Sarajevo's City Hall Was Built Around a Bag of Gold
An old man named Benderija refused to let the empire knock down his house. They moved it across the river instead, brick by brick.
When the Austro-Hungarian Empire annexed Sarajevo after the 1878 Treaty of Berlin, it set about turning a tangle of Ottoman streets into something that looked like the empire. The centerpiece was a new City Hall, the Vijecnica, on the south bank of the Miljacka river. Surveyors marked out the lot in the early 1890s. One of the houses on it belonged to an elderly man known in the records only as Benderija, and Benderija would not sell.
The negotiations dragged. The empire could have condemned the property; it didn't. Instead it accepted the old man's terms. He wanted a bag of gold coins, and he wanted his house — every wall, beam, and tile — moved to the opposite bank of the river and put back together. In 1895 the workers did exactly that, numbering each stone before it was lifted. The Vijecnica opened the next year on the cleared site, with the relocated house visible from its windows.
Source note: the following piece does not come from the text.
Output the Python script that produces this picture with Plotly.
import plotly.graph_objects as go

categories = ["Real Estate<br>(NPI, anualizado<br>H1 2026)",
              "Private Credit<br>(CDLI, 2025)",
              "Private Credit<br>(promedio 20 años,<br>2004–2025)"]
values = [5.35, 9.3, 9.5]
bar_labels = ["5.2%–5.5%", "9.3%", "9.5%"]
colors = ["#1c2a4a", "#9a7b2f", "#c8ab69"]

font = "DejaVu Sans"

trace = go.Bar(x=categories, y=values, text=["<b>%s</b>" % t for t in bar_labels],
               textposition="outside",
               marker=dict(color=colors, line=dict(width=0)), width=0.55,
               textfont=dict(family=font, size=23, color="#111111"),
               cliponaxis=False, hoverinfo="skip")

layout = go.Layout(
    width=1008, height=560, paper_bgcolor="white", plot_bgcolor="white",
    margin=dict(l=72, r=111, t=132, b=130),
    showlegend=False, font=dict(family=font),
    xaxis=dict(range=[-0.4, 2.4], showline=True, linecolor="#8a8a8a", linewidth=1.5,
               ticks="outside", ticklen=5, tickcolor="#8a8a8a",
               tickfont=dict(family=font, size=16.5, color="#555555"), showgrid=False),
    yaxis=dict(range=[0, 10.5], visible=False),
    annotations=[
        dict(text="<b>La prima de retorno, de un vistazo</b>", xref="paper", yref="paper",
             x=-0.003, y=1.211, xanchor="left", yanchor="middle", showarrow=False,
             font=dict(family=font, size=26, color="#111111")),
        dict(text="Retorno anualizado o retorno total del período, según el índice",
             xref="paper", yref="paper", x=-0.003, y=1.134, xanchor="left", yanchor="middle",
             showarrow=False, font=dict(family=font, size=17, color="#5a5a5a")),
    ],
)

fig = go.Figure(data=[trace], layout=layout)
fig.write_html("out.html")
The Bosnian word inat doesn't translate cleanly. It's a defiance with no useful goal — saying no for the sake of saying no, holding a position past the point of advantage. The house has been called Inat Kuca, the Spite House, ever since. It's been a restaurant since 1997, serving traditional Bosnian food on the bank Benderija negotiated his way to. The Vijecnica burned in 1992 during the siege and has since been rebuilt. The Spite House did not need rebuilding. It had already been moved once.